> [RECORDS SHOWN]

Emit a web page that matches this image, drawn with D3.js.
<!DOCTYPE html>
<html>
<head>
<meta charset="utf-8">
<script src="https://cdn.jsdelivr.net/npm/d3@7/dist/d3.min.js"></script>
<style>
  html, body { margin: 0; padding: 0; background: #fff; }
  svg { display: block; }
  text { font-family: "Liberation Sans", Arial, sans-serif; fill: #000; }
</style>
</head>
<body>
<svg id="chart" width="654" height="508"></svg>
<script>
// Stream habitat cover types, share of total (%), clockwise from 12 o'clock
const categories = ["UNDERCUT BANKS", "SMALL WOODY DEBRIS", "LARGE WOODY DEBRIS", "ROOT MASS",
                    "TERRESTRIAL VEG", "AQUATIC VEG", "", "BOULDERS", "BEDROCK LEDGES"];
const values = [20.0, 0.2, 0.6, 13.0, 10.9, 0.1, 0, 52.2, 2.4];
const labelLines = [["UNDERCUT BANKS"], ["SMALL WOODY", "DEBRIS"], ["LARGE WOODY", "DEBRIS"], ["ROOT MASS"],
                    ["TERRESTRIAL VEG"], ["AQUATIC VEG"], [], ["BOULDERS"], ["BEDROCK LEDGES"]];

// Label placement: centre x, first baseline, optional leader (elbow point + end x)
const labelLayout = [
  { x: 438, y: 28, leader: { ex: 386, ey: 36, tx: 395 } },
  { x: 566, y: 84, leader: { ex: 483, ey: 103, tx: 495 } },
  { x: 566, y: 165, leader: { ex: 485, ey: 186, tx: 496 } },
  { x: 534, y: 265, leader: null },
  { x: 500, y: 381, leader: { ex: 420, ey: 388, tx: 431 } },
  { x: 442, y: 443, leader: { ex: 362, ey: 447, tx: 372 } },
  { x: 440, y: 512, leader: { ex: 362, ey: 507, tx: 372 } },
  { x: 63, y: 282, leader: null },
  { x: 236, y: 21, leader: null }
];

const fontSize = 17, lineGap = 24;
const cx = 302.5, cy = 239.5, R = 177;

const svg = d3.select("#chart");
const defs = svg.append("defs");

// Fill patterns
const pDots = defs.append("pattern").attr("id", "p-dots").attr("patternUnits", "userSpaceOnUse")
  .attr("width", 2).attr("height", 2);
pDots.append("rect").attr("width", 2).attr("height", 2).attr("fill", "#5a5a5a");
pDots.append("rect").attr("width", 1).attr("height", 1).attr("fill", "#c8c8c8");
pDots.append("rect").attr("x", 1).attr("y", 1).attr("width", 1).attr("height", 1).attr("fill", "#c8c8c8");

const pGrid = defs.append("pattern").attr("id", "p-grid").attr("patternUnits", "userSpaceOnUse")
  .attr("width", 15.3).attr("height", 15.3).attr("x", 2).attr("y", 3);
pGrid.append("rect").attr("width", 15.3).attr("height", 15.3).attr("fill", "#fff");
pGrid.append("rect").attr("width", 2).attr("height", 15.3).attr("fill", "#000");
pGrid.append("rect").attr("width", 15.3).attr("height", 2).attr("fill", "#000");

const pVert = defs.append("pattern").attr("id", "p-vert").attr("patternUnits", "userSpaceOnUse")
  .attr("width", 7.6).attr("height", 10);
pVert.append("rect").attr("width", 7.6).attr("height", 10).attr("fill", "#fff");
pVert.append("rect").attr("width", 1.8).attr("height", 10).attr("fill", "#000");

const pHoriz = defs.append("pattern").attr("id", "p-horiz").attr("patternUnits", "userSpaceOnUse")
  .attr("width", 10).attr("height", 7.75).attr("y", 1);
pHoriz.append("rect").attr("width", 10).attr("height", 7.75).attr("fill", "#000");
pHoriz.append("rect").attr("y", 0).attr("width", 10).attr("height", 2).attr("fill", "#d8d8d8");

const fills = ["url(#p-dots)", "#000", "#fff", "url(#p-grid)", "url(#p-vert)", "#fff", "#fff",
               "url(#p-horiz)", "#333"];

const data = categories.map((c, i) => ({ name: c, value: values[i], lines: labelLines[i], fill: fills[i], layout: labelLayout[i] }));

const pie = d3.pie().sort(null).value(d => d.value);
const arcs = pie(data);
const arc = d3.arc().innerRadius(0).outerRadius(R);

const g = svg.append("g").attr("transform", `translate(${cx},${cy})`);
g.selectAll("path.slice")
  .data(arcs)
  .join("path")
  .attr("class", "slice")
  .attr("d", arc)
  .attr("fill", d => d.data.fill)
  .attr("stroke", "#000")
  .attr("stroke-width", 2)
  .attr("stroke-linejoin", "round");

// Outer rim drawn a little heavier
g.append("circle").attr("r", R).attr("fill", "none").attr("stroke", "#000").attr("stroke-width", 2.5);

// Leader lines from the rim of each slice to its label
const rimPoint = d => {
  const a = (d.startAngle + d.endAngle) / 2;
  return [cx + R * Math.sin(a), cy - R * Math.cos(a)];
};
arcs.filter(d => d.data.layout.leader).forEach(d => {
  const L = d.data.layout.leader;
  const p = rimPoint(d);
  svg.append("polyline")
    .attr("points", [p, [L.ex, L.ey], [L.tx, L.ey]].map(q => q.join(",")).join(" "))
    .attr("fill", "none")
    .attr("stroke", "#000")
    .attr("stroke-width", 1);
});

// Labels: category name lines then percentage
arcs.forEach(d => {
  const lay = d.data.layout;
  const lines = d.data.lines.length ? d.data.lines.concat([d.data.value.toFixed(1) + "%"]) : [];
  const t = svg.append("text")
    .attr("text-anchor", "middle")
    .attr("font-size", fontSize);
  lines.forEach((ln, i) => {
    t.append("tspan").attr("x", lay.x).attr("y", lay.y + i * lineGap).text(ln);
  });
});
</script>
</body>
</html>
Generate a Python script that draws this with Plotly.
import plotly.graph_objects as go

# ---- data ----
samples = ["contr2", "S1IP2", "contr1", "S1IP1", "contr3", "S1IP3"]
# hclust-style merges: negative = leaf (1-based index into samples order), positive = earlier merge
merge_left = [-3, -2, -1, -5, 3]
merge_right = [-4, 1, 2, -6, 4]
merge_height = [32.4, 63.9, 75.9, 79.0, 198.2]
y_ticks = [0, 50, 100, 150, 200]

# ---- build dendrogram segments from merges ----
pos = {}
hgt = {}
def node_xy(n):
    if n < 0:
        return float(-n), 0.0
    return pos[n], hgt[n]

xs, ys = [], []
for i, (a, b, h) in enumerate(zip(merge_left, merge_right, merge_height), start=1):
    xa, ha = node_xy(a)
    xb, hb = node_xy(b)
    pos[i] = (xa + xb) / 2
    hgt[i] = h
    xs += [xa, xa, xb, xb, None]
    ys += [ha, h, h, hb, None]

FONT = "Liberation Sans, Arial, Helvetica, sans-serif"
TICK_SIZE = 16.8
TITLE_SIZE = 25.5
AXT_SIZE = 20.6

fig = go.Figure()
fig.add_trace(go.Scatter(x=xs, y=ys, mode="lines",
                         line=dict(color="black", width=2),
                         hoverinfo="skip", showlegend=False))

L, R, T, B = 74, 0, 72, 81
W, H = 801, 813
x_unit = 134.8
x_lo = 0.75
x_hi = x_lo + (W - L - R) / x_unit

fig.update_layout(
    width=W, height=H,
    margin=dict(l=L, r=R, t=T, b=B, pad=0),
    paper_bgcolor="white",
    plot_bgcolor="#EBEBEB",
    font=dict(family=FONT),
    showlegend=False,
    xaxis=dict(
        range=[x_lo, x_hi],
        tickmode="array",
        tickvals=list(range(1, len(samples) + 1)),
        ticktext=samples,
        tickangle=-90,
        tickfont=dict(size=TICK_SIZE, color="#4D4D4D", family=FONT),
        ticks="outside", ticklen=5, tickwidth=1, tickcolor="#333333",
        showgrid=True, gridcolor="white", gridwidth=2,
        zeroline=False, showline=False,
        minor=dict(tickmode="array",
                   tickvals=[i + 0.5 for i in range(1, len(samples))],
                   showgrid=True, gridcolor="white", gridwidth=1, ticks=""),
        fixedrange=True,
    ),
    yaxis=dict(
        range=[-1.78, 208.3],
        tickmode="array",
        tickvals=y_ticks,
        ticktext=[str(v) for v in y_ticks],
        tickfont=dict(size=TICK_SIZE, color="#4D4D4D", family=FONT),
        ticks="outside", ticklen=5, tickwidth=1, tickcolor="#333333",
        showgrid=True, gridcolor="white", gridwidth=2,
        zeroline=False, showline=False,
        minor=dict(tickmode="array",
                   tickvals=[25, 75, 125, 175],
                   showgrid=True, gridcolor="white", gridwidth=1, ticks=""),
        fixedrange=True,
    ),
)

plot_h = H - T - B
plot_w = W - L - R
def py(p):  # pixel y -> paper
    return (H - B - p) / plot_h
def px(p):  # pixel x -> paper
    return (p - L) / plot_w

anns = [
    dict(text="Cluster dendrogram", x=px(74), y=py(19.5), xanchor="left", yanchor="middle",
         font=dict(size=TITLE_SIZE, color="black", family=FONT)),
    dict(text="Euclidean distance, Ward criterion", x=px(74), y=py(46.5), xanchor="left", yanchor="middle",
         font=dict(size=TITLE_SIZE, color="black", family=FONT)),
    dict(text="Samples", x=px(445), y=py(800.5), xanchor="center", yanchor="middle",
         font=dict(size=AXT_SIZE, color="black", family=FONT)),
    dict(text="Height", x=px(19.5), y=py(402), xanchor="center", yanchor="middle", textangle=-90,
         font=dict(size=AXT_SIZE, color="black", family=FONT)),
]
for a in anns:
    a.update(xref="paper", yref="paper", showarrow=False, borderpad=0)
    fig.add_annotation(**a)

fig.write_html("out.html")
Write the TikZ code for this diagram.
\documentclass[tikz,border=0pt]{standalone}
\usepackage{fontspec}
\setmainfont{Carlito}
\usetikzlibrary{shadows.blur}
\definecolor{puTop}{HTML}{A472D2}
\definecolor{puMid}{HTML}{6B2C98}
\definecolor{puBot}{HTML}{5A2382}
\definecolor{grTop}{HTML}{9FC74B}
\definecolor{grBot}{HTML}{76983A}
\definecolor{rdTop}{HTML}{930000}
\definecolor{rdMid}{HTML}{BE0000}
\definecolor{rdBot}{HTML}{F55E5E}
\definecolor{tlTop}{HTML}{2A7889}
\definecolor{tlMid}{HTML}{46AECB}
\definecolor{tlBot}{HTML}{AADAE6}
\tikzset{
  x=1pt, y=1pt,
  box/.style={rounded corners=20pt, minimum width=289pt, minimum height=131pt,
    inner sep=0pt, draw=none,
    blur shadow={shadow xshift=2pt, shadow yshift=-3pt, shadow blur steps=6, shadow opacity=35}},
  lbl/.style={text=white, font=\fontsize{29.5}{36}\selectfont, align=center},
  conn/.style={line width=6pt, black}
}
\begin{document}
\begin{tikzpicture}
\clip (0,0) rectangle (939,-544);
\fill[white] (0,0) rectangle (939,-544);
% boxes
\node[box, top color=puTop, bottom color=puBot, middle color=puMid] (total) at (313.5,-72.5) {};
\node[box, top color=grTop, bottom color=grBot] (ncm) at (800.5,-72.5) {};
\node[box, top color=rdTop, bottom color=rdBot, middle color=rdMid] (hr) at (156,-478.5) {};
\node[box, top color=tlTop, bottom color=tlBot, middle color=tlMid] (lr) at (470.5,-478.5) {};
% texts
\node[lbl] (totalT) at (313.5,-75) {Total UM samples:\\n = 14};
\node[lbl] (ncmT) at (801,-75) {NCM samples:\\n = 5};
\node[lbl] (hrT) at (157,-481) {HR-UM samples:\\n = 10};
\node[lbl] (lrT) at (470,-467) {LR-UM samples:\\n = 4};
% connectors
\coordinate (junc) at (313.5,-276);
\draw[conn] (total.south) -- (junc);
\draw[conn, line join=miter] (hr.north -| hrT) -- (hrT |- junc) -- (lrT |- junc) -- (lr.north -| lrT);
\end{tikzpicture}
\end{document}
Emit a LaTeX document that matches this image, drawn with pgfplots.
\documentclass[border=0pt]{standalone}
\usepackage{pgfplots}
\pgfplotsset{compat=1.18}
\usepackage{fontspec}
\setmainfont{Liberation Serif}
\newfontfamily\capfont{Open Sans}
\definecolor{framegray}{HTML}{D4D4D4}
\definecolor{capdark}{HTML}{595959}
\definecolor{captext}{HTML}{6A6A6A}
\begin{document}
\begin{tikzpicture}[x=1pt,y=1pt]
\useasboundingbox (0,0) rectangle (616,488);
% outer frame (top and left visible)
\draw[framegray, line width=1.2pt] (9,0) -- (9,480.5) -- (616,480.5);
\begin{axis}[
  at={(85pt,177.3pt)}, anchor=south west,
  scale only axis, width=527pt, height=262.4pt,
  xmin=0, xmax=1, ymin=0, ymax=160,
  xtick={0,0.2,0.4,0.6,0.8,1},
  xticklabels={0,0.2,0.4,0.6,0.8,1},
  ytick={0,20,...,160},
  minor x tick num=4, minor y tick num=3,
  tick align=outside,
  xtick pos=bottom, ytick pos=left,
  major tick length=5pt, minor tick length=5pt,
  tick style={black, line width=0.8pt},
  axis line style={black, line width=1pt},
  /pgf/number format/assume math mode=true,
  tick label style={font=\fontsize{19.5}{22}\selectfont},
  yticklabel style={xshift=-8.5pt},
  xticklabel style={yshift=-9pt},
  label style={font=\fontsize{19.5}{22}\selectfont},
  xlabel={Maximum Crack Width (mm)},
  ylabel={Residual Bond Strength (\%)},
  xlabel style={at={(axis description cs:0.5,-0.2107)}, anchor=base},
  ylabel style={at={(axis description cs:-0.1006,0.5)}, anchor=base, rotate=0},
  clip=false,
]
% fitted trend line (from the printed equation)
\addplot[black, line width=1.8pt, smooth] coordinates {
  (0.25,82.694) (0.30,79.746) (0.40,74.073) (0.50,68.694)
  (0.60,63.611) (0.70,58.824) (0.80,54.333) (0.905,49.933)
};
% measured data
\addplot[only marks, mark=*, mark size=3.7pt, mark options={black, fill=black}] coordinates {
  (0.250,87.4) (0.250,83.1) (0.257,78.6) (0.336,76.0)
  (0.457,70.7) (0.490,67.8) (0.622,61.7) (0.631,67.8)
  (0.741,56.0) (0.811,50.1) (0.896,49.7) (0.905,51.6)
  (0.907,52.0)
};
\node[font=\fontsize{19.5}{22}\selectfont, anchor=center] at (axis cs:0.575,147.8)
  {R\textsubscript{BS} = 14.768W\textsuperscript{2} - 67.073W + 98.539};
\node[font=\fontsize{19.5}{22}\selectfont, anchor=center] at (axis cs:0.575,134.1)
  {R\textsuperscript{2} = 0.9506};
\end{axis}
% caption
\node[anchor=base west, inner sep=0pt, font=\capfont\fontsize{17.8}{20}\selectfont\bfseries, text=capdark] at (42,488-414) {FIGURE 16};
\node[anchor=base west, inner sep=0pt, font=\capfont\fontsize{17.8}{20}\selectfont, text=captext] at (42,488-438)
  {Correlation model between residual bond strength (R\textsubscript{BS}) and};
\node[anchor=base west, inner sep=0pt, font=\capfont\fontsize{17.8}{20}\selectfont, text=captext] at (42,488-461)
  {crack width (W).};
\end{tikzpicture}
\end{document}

> [GIVEN EXERCISE]
Show every line of the listing in which the string "drawn" can be found.

> [OUTPUT OF THE EXERCISE]
Emit a web page that matches this image, drawn with D3.js.
// Outer rim drawn a little heavier
Emit a LaTeX document that matches this image, drawn with pgfplots.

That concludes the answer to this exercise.